WHAT TO PRODUCE: Skipping all pictures, set down the lines of the listing from the first through the one with "1147, 2082, 1930];".

COLLECTED MATERIAL:
==*==
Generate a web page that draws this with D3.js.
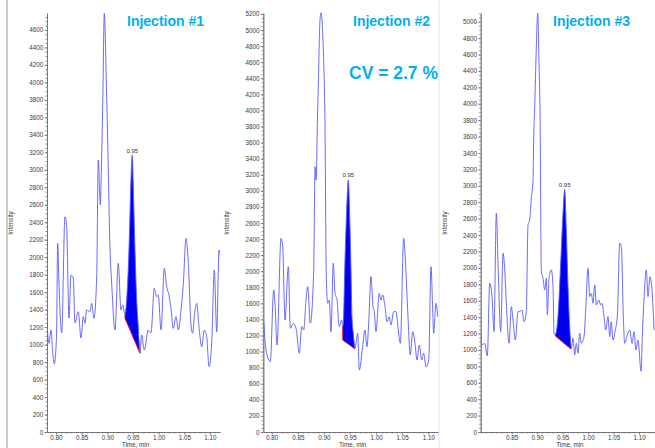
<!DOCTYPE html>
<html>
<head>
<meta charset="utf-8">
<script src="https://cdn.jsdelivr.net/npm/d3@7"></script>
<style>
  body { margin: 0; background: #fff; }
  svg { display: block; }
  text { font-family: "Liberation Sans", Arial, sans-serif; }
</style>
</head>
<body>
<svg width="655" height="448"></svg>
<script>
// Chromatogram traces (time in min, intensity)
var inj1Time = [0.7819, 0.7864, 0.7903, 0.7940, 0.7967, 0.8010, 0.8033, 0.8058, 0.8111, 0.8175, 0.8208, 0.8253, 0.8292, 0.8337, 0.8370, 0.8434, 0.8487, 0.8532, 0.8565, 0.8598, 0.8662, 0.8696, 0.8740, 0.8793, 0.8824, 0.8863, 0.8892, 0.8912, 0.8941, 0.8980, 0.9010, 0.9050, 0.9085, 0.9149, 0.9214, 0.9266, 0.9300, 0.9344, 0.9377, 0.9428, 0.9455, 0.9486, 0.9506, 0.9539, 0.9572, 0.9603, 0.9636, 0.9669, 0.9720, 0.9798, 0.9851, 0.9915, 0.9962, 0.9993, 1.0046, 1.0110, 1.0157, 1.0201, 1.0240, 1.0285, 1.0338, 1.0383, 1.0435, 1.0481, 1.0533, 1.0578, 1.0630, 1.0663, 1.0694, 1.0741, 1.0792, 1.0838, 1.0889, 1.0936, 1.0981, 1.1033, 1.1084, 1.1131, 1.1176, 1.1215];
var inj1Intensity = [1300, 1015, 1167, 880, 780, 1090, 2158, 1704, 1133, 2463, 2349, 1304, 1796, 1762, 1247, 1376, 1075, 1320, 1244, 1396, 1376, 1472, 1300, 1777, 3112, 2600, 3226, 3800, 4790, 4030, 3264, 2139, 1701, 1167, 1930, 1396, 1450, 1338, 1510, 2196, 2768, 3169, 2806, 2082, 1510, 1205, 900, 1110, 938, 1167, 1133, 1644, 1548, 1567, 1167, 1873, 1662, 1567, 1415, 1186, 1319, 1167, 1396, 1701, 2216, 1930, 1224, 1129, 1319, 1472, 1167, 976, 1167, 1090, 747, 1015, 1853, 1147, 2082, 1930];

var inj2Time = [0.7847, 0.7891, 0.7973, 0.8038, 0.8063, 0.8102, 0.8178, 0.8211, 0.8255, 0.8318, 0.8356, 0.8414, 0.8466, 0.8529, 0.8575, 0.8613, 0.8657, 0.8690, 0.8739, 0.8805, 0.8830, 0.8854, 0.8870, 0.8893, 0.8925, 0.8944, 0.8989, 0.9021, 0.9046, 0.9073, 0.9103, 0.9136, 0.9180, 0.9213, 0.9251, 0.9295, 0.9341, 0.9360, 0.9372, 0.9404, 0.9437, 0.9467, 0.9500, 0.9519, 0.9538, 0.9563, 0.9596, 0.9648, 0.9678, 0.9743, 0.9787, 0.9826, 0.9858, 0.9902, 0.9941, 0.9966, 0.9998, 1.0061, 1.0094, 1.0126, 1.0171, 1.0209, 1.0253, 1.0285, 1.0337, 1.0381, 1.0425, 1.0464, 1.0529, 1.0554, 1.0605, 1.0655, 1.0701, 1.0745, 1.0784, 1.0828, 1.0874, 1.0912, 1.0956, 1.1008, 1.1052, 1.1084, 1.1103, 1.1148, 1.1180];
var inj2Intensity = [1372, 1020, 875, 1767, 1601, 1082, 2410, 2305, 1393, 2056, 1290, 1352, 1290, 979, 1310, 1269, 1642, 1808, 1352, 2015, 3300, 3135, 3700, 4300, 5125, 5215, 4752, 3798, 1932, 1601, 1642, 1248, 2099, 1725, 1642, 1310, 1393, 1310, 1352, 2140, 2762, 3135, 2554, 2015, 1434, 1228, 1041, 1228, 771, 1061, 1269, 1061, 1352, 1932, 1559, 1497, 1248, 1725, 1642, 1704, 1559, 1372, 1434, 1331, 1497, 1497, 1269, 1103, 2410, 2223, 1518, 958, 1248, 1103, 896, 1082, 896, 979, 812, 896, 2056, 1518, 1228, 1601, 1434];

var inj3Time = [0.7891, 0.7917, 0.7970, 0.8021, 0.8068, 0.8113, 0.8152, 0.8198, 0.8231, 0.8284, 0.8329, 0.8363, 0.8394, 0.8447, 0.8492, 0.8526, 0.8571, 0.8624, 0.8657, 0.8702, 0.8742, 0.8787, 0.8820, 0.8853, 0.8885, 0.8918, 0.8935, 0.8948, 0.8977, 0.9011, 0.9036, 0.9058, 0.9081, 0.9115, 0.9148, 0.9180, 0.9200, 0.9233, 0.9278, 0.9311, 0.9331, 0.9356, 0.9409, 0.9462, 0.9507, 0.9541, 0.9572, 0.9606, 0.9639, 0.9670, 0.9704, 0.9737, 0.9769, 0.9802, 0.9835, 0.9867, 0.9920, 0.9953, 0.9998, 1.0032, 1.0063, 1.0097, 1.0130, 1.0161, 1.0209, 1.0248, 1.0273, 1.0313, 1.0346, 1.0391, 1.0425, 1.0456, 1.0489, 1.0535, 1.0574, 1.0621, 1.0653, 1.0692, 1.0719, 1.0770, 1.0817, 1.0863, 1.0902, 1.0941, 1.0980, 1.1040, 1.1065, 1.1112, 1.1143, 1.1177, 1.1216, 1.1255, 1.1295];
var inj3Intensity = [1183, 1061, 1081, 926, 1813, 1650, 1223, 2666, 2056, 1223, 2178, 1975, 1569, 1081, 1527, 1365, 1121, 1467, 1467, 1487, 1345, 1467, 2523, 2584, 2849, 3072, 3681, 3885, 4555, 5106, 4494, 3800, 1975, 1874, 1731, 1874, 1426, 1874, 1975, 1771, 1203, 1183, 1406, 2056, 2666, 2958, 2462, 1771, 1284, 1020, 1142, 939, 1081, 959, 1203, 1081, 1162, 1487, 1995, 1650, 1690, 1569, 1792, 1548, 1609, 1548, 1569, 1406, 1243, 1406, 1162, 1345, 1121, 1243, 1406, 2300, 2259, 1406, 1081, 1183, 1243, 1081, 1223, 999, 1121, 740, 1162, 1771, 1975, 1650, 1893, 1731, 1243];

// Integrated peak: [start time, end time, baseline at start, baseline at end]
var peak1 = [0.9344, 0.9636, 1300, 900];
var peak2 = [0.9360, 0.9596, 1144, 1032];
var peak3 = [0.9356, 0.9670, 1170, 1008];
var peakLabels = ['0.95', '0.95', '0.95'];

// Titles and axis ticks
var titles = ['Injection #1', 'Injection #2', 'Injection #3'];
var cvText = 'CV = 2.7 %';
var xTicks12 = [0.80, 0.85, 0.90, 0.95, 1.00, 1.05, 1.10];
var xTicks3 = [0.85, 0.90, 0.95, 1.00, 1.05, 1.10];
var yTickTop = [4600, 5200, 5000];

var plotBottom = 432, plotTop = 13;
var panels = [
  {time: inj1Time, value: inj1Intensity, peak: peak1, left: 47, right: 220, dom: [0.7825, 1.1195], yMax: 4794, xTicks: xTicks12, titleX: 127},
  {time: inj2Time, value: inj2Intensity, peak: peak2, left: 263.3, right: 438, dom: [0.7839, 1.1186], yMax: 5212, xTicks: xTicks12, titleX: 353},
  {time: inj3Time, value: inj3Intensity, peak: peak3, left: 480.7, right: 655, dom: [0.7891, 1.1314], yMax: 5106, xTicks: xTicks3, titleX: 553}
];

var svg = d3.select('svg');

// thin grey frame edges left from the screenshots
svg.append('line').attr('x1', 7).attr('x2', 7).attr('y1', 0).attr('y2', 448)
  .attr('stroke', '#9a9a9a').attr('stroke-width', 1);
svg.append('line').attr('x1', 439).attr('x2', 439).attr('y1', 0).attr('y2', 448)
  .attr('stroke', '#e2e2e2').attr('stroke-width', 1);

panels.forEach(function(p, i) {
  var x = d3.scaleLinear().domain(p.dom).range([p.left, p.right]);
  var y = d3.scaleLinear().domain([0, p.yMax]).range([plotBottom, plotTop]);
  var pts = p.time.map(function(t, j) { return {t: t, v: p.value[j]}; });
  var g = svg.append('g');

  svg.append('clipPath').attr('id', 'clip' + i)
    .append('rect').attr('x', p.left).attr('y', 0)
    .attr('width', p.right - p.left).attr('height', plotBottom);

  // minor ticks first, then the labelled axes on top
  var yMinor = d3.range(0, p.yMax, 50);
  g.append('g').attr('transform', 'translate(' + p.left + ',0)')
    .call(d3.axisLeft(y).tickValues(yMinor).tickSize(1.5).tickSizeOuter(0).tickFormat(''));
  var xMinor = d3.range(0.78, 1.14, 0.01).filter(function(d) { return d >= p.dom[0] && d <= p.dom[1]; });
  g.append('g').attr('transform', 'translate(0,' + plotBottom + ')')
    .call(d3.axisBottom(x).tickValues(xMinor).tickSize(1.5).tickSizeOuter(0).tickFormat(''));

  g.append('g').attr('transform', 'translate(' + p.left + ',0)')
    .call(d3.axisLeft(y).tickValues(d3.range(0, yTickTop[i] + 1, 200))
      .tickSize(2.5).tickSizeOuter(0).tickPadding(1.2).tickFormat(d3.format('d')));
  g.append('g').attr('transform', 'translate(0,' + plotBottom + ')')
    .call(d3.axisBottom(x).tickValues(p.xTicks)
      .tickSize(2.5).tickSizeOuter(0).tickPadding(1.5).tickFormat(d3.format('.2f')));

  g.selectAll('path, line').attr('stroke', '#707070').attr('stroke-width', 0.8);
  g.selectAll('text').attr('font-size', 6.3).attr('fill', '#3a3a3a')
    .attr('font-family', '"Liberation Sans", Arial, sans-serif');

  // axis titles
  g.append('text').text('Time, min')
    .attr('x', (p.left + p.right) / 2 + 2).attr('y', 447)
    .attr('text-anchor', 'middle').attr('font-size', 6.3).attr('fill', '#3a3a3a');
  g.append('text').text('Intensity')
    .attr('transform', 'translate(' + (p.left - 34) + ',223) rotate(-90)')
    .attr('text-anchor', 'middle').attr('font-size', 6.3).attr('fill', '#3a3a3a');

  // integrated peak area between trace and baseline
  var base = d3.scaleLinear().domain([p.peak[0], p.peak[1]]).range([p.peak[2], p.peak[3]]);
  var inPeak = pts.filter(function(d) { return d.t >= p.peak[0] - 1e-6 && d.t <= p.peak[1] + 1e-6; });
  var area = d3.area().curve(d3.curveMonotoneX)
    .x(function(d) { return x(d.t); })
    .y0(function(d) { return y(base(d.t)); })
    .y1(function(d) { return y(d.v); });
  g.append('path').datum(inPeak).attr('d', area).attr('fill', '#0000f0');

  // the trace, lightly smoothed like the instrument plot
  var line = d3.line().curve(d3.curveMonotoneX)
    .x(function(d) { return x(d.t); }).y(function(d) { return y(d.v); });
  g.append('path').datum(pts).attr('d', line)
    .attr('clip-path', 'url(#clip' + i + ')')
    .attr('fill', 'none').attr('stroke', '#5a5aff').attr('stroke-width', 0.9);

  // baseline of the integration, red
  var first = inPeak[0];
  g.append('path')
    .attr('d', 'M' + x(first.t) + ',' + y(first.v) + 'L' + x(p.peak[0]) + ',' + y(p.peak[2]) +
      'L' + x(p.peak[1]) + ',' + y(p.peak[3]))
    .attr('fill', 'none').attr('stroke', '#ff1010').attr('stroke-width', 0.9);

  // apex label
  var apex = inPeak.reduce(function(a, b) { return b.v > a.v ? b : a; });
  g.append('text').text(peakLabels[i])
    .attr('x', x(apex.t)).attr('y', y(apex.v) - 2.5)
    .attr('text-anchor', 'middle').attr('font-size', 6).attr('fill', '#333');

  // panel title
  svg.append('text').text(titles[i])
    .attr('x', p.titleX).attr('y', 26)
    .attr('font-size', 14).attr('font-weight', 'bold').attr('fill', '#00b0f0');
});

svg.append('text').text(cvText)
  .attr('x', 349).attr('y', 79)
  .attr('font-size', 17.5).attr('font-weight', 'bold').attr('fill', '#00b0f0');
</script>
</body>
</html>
==*==
REPLY TO THE TASK:
Generate a web page that draws this with D3.js.
<!DOCTYPE html>
<html>
<head>
<meta charset="utf-8">
<script src="https://cdn.jsdelivr.net/npm/d3@7"></script>
<style>
  body { margin: 0; background: #fff; }
  svg { display: block; }
  text { font-family: "Liberation Sans", Arial, sans-serif; }
</style>
</head>
<body>
<svg width="655" height="448"></svg>
<script>
// Chromatogram traces (time in min, intensity)
var inj1Time = [0.7819, 0.7864, 0.7903, 0.7940, 0.7967, 0.8010, 0.8033, 0.8058, 0.8111, 0.8175, 0.8208, 0.8253, 0.8292, 0.8337, 0.8370, 0.8434, 0.8487, 0.8532, 0.8565, 0.8598, 0.8662, 0.8696, 0.8740, 0.8793, 0.8824, 0.8863, 0.8892, 0.8912, 0.8941, 0.8980, 0.9010, 0.9050, 0.9085, 0.9149, 0.9214, 0.9266, 0.9300, 0.9344, 0.9377, 0.9428, 0.9455, 0.9486, 0.9506, 0.9539, 0.9572, 0.9603, 0.9636, 0.9669, 0.9720, 0.9798, 0.9851, 0.9915, 0.9962, 0.9993, 1.0046, 1.0110, 1.0157, 1.0201, 1.0240, 1.0285, 1.0338, 1.0383, 1.0435, 1.0481, 1.0533, 1.0578, 1.0630, 1.0663, 1.0694, 1.0741, 1.0792, 1.0838, 1.0889, 1.0936, 1.0981, 1.1033, 1.1084, 1.1131, 1.1176, 1.1215];
var inj1Intensity = [1300, 1015, 1167, 880, 780, 1090, 2158, 1704, 1133, 2463, 2349, 1304, 1796, 1762, 1247, 1376, 1075, 1320, 1244, 1396, 1376, 1472, 1300, 1777, 3112, 2600, 3226, 3800, 4790, 4030, 3264, 2139, 1701, 1167, 1930, 1396, 1450, 1338, 1510, 2196, 2768, 3169, 2806, 2082, 1510, 1205, 900, 1110, 938, 1167, 1133, 1644, 1548, 1567, 1167, 1873, 1662, 1567, 1415, 1186, 1319, 1167, 1396, 1701, 2216, 1930, 1224, 1129, 1319, 1472, 1167, 976, 1167, 1090, 747, 1015, 1853, 1147, 2082, 1930];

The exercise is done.